Intuition behind the derivative of dirac delta function

Question

Let me first begin what I mean by saying the intuition behind the " $\delta'(x)$ ". For example the smooth approximations of the delta function looks like the following:

(Left:the smooth approximation of $\delta(x)$ Right:the smooth approximation of $\delta'(x)$)

And by using my intuition I can understand why $$ \int_{-\infty}^{\infty}f( \bar{x} )\delta(x-\bar{x}) \mathrm{d}\bar{x}=f(x) $$ because I can say that the delta function fires whenever $x=\bar{x}$ and picks up the value of $f(x)$ at that point and when I integrate over all values of x, I get my function f(x) back. In other words it is like building the function $f(x)$ from thin sticks, which has the same hight as the value of the function. (Although I know that this explanation is nowhere near mathematical, it helps me and others to understand -whatever that means- the concept easier.) When I learned about the derivative of the delta function and its following property I was utterly shocked: $$ \int_{-\infty}^{\infty}f(\bar{x})\delta'(x-\bar{x}) \mathrm{d}\bar{x}=f'(x) $$

Because no matter how long I think about the subject I was unable to build a correct intuition about this distribution. My question is this: Can you explain me intuitively why the derivative of the delta function gives arise to a derivative?

PS: I know why this is true mathematically (integrating by parts and so on).

Answer 1

Suppose the spikes in the smooth approximation to $\delta'(x)$ are located at $x=-h$ and $x=h$.
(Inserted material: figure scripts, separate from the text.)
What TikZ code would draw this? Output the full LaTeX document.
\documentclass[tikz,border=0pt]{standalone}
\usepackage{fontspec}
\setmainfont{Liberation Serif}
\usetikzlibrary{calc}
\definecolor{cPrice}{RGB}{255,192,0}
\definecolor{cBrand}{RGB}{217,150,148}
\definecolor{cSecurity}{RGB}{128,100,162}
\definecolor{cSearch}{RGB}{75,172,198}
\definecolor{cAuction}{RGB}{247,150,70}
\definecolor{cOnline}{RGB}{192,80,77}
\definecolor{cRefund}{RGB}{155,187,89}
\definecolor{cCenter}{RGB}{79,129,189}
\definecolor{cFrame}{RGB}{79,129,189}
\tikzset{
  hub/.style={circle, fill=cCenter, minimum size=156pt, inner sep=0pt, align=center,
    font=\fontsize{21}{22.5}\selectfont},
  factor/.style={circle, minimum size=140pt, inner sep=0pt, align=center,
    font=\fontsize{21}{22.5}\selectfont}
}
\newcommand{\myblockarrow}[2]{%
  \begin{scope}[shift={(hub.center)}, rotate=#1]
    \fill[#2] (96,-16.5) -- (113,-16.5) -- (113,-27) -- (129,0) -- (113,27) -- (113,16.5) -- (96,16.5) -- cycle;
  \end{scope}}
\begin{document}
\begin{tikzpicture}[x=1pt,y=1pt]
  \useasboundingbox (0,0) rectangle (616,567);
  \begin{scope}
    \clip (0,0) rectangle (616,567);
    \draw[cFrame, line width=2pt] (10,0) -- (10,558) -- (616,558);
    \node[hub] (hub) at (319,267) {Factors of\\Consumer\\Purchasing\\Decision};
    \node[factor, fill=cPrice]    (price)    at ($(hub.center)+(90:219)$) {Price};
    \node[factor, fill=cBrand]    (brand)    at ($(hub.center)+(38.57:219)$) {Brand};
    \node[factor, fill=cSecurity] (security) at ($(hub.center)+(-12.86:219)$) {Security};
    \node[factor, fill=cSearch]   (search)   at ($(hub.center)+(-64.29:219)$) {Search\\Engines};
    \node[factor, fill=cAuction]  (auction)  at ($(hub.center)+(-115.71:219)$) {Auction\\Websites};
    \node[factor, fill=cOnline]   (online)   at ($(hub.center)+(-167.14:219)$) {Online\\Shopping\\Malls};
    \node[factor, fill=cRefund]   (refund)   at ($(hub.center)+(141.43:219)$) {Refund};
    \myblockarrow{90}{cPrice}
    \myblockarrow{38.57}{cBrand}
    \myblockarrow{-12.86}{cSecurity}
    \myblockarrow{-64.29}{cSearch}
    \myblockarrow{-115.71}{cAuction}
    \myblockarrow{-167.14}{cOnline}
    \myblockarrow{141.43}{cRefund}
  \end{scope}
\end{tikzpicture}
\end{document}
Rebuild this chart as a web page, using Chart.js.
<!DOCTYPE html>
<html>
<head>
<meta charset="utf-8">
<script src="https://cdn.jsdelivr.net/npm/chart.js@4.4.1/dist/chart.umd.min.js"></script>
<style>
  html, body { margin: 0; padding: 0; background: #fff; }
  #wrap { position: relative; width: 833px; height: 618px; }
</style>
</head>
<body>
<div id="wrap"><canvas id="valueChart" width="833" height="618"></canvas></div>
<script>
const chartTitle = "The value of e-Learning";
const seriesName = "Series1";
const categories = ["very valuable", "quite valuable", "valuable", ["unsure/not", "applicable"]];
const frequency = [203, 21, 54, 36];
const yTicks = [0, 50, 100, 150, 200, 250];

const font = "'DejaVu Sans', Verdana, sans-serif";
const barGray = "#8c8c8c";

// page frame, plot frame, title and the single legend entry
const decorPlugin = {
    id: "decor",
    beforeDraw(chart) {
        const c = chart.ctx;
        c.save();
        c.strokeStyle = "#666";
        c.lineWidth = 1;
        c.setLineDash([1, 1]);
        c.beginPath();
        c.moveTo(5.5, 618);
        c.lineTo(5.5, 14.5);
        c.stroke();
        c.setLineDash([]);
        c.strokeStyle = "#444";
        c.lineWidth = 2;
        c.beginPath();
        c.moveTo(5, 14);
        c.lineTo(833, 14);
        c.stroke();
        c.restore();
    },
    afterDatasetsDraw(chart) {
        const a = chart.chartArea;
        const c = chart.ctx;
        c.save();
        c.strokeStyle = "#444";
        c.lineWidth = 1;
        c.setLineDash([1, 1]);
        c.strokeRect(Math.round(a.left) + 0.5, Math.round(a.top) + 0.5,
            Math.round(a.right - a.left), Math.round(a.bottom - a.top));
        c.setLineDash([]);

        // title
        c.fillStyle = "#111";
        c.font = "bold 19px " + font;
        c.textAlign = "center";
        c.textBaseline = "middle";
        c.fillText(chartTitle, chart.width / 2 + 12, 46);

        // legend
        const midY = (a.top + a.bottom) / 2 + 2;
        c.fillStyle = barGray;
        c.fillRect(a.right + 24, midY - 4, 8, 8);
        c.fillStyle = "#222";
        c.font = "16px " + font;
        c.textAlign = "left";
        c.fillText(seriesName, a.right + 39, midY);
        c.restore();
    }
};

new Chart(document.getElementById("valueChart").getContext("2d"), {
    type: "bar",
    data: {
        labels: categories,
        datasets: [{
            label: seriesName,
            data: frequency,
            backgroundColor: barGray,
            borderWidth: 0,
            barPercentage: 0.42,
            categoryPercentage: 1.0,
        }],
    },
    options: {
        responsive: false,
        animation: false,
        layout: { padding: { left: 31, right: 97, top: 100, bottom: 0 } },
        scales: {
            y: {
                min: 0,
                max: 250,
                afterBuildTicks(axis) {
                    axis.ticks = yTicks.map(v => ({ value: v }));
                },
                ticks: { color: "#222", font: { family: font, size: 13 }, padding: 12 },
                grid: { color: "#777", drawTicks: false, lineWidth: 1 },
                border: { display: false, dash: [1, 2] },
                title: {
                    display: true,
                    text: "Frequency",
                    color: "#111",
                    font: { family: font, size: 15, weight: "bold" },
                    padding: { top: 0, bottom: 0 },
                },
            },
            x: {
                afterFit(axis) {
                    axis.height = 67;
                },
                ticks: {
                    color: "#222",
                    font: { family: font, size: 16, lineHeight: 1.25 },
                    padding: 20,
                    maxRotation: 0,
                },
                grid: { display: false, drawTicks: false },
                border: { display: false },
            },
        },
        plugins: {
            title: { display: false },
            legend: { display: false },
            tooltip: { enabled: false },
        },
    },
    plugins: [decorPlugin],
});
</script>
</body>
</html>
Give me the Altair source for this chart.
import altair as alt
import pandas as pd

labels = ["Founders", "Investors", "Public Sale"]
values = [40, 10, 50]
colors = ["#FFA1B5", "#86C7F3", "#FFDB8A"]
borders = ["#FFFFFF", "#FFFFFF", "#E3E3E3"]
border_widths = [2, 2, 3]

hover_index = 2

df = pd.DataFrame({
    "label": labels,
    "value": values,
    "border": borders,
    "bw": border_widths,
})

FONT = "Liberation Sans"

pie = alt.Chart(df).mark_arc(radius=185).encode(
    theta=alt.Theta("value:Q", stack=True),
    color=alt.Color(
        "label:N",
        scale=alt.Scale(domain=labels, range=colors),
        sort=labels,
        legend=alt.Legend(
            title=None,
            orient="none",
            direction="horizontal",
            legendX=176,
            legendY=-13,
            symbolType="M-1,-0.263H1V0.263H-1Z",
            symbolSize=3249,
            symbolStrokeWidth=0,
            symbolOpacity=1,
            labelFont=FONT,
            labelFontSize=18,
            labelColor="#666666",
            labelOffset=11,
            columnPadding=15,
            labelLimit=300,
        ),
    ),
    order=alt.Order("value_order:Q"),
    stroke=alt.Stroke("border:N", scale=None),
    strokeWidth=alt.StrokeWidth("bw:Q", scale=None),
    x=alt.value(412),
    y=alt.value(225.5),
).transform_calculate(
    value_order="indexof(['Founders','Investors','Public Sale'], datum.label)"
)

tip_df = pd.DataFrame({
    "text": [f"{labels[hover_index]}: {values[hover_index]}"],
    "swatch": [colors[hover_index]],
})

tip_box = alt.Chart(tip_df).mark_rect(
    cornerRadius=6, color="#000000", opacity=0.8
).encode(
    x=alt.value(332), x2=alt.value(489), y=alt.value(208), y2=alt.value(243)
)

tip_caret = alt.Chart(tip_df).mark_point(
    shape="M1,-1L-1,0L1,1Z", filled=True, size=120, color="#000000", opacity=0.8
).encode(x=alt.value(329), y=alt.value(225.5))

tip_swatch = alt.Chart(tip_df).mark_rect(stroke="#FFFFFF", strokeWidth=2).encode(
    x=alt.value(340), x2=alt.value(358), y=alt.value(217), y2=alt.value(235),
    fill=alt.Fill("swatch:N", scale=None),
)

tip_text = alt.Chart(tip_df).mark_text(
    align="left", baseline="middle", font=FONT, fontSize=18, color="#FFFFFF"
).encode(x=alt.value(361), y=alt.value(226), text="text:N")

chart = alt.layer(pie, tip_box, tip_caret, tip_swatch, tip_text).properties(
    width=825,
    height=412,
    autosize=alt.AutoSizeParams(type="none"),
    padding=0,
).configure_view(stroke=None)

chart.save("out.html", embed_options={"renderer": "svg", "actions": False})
When $\bar{x} \approx x+h$, the smooth approximation to $\delta'(x-\bar{x})$ will be large and positive, so the integral will roughly pick up "something large" times $f(x+h)$. Similary, for $\bar{x} \approx x-h$, the integral will pick up the same large factor times $f(x-h)$, but with the opposite sign. So if that large factor turns out to be of the magnitude $\frac{1}{2h}$, the integral will be roughly $$ \frac{f(x+h)-f(x-h)}{2h} = \frac{\bigl(f(x) + h \, f'(x) + O(h^2)\bigr) - \bigl(f(x) - h \, f'(x) + O(h^2)\bigr)}{2h} , $$ which tends to $f'(x)$ as $h \to 0$.

Answer 2

Use the nascent delta function based on the hat function: $$ \delta_h(x) = \begin{cases} 0 & |x|\geq h \\ x/h^2 + 1/h & -h \leq x \leq 0 \\ -x/h^2 + 1/h & 0 \leq x \leq h \end{cases}. $$

The derivative of this nascent delta function is $1/h^2$ on $[-h,0],$ $-1/h^2$ on $[0,h],$ and 0 everywhere else. So $$ \int_{-h}^{h} \delta_h'(x)f(x) ,dx = \int_{-h}^{0} \frac{f(x)}{h^2} ,dx + \int_{0}^{h} \frac{-f(x)}{h^2} ,dx =

• \frac{F(h) - 2F(0) + F(-h)}{h^2}

$$ where $F$ is the antiderivative of $f.$ The limit of the rightmost term as $h\rightarrow 0$ is the negative second derivative of $F$ at 0, that is $-f'(0).$

To understand the origin of the higher order derivatives of the Dirac delta function, you need to use the normal distribution based nascent delta function: $$ \delta_h(x) = \frac{1}{h\sqrt{\pi}} \exp(-x^2/h^2). $$

In a computer algebra system, compute $$ \int_{-\infty}^{\infty} \delta_h^{(n)}(x-a) x^k ,dx $$

for some integer $n\gt 1$ and some integer $k \geq n.$ The answer will be $$ (-1)^n k! / (k-n)! a^{k-n} + \text{terms containing positive powers of $h$} $$ that is, $(-1)^n$ times the $n$th derivative of $x^k$ evaluated at $a$ in the limit $h\rightarrow 0.$

Answer 3

So you might have heard about the discrete difference. It's basically the discrete counterpart for derivatives. Its definition is DF[x] = F[x]-F[x-1]. Now imagine a continuous function f. If you look closely, what the integral of f with delta function's derivative is doing is taking something very similar to a discrete difference for f that is discretized at a really really small step size.